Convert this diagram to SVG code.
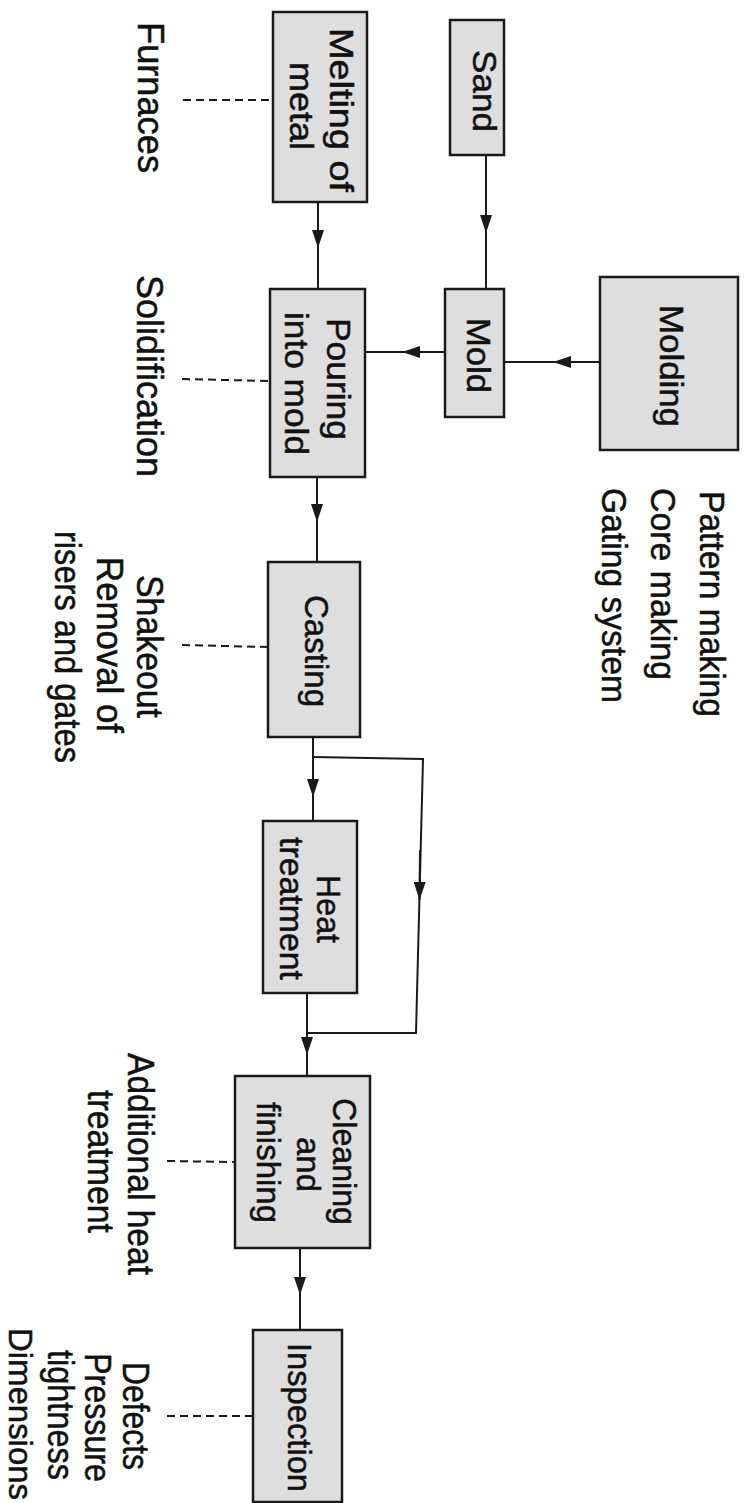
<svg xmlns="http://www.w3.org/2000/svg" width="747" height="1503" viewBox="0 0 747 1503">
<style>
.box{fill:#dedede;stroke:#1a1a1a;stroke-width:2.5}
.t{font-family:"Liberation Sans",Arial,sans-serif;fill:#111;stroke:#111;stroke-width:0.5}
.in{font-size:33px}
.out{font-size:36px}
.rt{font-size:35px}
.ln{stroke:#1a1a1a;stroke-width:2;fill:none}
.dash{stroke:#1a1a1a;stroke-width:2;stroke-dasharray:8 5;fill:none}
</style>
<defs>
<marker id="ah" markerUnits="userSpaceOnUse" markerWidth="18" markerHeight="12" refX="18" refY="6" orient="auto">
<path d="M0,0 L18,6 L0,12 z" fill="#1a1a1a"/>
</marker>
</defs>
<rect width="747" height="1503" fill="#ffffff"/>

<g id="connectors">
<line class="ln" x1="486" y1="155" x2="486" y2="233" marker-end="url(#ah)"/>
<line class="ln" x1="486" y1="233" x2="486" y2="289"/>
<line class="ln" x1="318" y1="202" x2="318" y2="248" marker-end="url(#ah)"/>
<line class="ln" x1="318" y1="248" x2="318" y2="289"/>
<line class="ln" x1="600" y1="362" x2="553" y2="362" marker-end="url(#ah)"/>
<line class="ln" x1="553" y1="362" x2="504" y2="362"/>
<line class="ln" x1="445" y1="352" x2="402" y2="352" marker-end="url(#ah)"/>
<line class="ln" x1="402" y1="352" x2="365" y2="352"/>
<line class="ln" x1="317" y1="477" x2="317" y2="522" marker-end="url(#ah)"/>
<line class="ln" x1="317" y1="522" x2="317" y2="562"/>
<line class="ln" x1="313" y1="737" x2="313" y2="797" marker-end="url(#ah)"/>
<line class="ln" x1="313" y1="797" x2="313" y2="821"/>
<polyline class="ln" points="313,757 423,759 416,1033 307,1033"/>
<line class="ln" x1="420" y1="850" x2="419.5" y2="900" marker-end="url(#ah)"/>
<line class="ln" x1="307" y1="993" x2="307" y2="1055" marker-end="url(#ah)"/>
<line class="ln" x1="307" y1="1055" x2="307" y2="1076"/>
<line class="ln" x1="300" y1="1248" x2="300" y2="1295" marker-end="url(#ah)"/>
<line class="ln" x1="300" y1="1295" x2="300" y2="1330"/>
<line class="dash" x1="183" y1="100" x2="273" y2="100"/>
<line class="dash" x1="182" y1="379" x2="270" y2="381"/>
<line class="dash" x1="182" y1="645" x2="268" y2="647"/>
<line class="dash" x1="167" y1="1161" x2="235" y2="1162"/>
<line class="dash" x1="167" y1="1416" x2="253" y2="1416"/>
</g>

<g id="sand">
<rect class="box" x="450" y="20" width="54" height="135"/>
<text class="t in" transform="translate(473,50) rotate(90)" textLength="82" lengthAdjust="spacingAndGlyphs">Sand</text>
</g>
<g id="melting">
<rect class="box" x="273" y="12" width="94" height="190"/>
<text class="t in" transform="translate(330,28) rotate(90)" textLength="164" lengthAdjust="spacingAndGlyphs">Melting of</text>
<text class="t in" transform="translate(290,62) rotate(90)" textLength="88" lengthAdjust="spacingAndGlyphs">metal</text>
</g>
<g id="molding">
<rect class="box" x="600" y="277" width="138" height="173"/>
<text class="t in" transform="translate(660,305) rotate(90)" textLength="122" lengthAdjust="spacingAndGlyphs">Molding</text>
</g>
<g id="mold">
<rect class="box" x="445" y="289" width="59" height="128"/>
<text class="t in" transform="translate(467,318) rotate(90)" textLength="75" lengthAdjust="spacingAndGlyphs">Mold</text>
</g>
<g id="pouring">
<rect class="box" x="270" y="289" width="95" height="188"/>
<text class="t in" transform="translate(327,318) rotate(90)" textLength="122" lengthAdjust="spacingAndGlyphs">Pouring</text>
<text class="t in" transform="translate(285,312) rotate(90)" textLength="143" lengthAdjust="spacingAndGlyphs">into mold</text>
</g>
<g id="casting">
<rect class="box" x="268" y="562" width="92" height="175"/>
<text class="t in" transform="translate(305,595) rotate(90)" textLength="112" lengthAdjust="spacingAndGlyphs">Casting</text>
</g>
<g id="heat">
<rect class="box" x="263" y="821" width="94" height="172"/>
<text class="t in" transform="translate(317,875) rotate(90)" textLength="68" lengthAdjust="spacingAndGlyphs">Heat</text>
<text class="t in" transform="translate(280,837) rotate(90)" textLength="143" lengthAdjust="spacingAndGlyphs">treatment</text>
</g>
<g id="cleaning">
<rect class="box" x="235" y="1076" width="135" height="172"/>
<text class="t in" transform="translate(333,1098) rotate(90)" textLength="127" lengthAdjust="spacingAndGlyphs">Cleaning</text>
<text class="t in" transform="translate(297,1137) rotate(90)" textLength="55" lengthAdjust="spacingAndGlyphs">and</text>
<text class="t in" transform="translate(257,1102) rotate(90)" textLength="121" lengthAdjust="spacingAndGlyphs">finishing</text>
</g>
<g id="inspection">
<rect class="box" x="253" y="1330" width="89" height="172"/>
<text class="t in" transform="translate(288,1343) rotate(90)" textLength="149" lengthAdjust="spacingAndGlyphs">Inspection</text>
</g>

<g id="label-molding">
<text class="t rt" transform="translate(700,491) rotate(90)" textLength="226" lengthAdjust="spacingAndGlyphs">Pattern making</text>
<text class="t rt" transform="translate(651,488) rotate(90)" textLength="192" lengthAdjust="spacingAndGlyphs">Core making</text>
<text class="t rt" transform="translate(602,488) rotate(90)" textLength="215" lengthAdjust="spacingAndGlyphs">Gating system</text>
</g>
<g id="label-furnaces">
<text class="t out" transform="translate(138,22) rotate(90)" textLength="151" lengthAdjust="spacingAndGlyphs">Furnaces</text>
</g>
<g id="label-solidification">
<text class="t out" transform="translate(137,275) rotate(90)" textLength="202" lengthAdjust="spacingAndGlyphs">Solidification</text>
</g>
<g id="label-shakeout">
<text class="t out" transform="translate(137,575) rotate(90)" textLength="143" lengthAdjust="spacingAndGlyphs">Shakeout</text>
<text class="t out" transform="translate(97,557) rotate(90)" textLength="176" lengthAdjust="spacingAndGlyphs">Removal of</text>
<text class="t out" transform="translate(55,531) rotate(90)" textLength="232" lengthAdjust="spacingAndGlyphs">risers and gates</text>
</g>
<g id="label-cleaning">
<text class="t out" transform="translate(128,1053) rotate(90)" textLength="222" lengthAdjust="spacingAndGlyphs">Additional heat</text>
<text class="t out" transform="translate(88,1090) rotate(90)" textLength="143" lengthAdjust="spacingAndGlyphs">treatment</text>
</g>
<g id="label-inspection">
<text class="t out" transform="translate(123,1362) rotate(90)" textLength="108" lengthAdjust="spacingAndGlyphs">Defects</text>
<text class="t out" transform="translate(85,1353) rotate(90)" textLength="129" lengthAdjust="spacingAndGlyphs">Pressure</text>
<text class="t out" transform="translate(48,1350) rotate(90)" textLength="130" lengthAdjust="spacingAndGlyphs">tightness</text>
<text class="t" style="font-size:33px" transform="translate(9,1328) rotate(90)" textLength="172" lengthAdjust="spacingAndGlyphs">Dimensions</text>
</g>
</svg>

*What is required*.
Make an exact copy of all the material, but keep the pictures out of it.

*Worked solution*.
Convert this diagram to SVG code.
<svg xmlns="http://www.w3.org/2000/svg" width="747" height="1503" viewBox="0 0 747 1503">
<style>
.box{fill:#dedede;stroke:#1a1a1a;stroke-width:2.5}
.t{font-family:"Liberation Sans",Arial,sans-serif;fill:#111;stroke:#111;stroke-width:0.5}
.in{font-size:33px}
.out{font-size:36px}
.rt{font-size:35px}
.ln{stroke:#1a1a1a;stroke-width:2;fill:none}
.dash{stroke:#1a1a1a;stroke-width:2;stroke-dasharray:8 5;fill:none}
</style>
<defs>
<marker id="ah" markerUnits="userSpaceOnUse" markerWidth="18" markerHeight="12" refX="18" refY="6" orient="auto">
<path d="M0,0 L18,6 L0,12 z" fill="#1a1a1a"/>
</marker>
</defs>
<rect width="747" height="1503" fill="#ffffff"/>

<g id="connectors">
<line class="ln" x1="486" y1="155" x2="486" y2="233" marker-end="url(#ah)"/>
<line class="ln" x1="486" y1="233" x2="486" y2="289"/>
<line class="ln" x1="318" y1="202" x2="318" y2="248" marker-end="url(#ah)"/>
<line class="ln" x1="318" y1="248" x2="318" y2="289"/>
<line class="ln" x1="600" y1="362" x2="553" y2="362" marker-end="url(#ah)"/>
<line class="ln" x1="553" y1="362" x2="504" y2="362"/>
<line class="ln" x1="445" y1="352" x2="402" y2="352" marker-end="url(#ah)"/>
<line class="ln" x1="402" y1="352" x2="365" y2="352"/>
<line class="ln" x1="317" y1="477" x2="317" y2="522" marker-end="url(#ah)"/>
<line class="ln" x1="317" y1="522" x2="317" y2="562"/>
<line class="ln" x1="313" y1="737" x2="313" y2="797" marker-end="url(#ah)"/>
<line class="ln" x1="313" y1="797" x2="313" y2="821"/>
<polyline class="ln" points="313,757 423,759 416,1033 307,1033"/>
<line class="ln" x1="420" y1="850" x2="419.5" y2="900" marker-end="url(#ah)"/>
<line class="ln" x1="307" y1="993" x2="307" y2="1055" marker-end="url(#ah)"/>
<line class="ln" x1="307" y1="1055" x2="307" y2="1076"/>
<line class="ln" x1="300" y1="1248" x2="300" y2="1295" marker-end="url(#ah)"/>
<line class="ln" x1="300" y1="1295" x2="300" y2="1330"/>
<line class="dash" x1="183" y1="100" x2="273" y2="100"/>
<line class="dash" x1="182" y1="379" x2="270" y2="381"/>
<line class="dash" x1="182" y1="645" x2="268" y2="647"/>
<line class="dash" x1="167" y1="1161" x2="235" y2="1162"/>
<line class="dash" x1="167" y1="1416" x2="253" y2="1416"/>
</g>

<g id="sand">
<rect class="box" x="450" y="20" width="54" height="135"/>
<text class="t in" transform="translate(473,50) rotate(90)" textLength="82" lengthAdjust="spacingAndGlyphs">Sand</text>
</g>
<g id="melting">
<rect class="box" x="273" y="12" width="94" height="190"/>
<text class="t in" transform="translate(330,28) rotate(90)" textLength="164" lengthAdjust="spacingAndGlyphs">Melting of</text>
<text class="t in" transform="translate(290,62) rotate(90)" textLength="88" lengthAdjust="spacingAndGlyphs">metal</text>
</g>
<g id="molding">
<rect class="box" x="600" y="277" width="138" height="173"/>
<text class="t in" transform="translate(660,305) rotate(90)" textLength="122" lengthAdjust="spacingAndGlyphs">Molding</text>
</g>
<g id="mold">
<rect class="box" x="445" y="289" width="59" height="128"/>
<text class="t in" transform="translate(467,318) rotate(90)" textLength="75" lengthAdjust="spacingAndGlyphs">Mold</text>
</g>
<g id="pouring">
<rect class="box" x="270" y="289" width="95" height="188"/>
<text class="t in" transform="translate(327,318) rotate(90)" textLength="122" lengthAdjust="spacingAndGlyphs">Pouring</text>
<text class="t in" transform="translate(285,312) rotate(90)" textLength="143" lengthAdjust="spacingAndGlyphs">into mold</text>
</g>
<g id="casting">
<rect class="box" x="268" y="562" width="92" height="175"/>
<text class="t in" transform="translate(305,595) rotate(90)" textLength="112" lengthAdjust="spacingAndGlyphs">Casting</text>
</g>
<g id="heat">
<rect class="box" x="263" y="821" width="94" height="172"/>
<text class="t in" transform="translate(317,875) rotate(90)" textLength="68" lengthAdjust="spacingAndGlyphs">Heat</text>
<text class="t in" transform="translate(280,837) rotate(90)" textLength="143" lengthAdjust="spacingAndGlyphs">treatment</text>
</g>
<g id="cleaning">
<rect class="box" x="235" y="1076" width="135" height="172"/>
<text class="t in" transform="translate(333,1098) rotate(90)" textLength="127" lengthAdjust="spacingAndGlyphs">Cleaning</text>
<text class="t in" transform="translate(297,1137) rotate(90)" textLength="55" lengthAdjust="spacingAndGlyphs">and</text>
<text class="t in" transform="translate(257,1102) rotate(90)" textLength="121" lengthAdjust="spacingAndGlyphs">finishing</text>
</g>
<g id="inspection">
<rect class="box" x="253" y="1330" width="89" height="172"/>
<text class="t in" transform="translate(288,1343) rotate(90)" textLength="149" lengthAdjust="spacingAndGlyphs">Inspection</text>
</g>

<g id="label-molding">
<text class="t rt" transform="translate(700,491) rotate(90)" textLength="226" lengthAdjust="spacingAndGlyphs">Pattern making</text>
<text class="t rt" transform="translate(651,488) rotate(90)" textLength="192" lengthAdjust="spacingAndGlyphs">Core making</text>
<text class="t rt" transform="translate(602,488) rotate(90)" textLength="215" lengthAdjust="spacingAndGlyphs">Gating system</text>
</g>
<g id="label-furnaces">
<text class="t out" transform="translate(138,22) rotate(90)" textLength="151" lengthAdjust="spacingAndGlyphs">Furnaces</text>
</g>
<g id="label-solidification">
<text class="t out" transform="translate(137,275) rotate(90)" textLength="202" lengthAdjust="spacingAndGlyphs">Solidification</text>
</g>
<g id="label-shakeout">
<text class="t out" transform="translate(137,575) rotate(90)" textLength="143" lengthAdjust="spacingAndGlyphs">Shakeout</text>
<text class="t out" transform="translate(97,557) rotate(90)" textLength="176" lengthAdjust="spacingAndGlyphs">Removal of</text>
<text class="t out" transform="translate(55,531) rotate(90)" textLength="232" lengthAdjust="spacingAndGlyphs">risers and gates</text>
</g>
<g id="label-cleaning">
<text class="t out" transform="translate(128,1053) rotate(90)" textLength="222" lengthAdjust="spacingAndGlyphs">Additional heat</text>
<text class="t out" transform="translate(88,1090) rotate(90)" textLength="143" lengthAdjust="spacingAndGlyphs">treatment</text>
</g>
<g id="label-inspection">
<text class="t out" transform="translate(123,1362) rotate(90)" textLength="108" lengthAdjust="spacingAndGlyphs">Defects</text>
<text class="t out" transform="translate(85,1353) rotate(90)" textLength="129" lengthAdjust="spacingAndGlyphs">Pressure</text>
<text class="t out" transform="translate(48,1350) rotate(90)" textLength="130" lengthAdjust="spacingAndGlyphs">tightness</text>
<text class="t" style="font-size:33px" transform="translate(9,1328) rotate(90)" textLength="172" lengthAdjust="spacingAndGlyphs">Dimensions</text>
</g>
</svg>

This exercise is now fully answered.